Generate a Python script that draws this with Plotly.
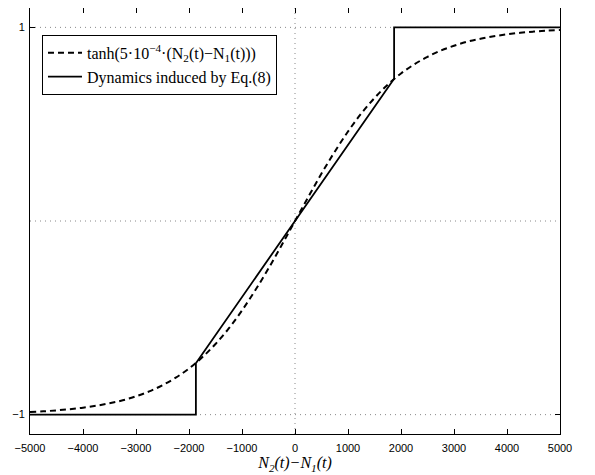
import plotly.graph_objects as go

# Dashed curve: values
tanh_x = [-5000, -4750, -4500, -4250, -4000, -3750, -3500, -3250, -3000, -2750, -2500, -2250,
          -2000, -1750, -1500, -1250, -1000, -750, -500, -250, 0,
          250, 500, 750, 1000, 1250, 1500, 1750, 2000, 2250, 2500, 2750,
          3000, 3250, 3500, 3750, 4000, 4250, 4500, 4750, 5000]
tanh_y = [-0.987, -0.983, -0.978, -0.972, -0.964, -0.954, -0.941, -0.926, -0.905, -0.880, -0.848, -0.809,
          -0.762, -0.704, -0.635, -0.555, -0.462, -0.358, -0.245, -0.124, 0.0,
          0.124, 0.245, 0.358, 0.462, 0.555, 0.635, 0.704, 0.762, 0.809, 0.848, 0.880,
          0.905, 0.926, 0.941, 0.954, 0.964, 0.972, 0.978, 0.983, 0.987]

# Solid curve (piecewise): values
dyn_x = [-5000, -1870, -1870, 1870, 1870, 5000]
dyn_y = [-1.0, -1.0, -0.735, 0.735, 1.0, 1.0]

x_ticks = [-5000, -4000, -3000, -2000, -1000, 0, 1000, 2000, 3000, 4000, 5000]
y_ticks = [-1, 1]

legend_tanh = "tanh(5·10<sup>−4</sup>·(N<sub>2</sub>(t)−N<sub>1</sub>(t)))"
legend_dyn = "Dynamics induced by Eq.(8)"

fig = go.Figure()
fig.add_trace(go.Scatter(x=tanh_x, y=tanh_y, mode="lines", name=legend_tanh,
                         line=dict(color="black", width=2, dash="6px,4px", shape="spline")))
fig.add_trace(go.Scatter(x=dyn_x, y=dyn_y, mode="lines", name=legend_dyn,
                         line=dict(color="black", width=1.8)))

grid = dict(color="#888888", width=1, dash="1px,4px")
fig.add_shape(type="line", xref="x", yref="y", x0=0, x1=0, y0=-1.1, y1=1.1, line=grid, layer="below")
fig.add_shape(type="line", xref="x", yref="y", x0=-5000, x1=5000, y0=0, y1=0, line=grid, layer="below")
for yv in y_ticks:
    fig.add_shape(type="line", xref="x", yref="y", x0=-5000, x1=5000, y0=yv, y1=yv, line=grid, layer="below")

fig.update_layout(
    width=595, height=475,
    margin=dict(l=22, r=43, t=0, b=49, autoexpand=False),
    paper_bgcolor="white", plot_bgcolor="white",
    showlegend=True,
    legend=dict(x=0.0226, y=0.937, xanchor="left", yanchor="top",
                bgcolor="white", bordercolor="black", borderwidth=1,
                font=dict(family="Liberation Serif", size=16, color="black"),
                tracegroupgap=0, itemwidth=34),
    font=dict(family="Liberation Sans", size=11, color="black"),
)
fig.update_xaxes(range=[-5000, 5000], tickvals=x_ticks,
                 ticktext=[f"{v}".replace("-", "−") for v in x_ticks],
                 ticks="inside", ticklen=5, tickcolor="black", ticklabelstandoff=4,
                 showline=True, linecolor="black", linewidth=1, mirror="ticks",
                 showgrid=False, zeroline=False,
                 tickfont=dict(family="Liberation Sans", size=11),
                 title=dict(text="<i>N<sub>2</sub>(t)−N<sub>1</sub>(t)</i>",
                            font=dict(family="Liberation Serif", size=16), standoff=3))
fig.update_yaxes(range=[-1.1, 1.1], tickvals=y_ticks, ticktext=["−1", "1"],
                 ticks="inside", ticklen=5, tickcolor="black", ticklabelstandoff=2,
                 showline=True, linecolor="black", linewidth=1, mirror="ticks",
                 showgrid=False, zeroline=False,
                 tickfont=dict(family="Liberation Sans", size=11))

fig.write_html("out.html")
■ ■ ■
> [GOAL]: Reproduce the material above exactly, first line through the line that contains "import plotly.graph_objects as go", minus the pictures.

> [EXERCISE SOLUTION]:
Generate a Python script that draws this with Plotly.
import plotly.graph_objects as go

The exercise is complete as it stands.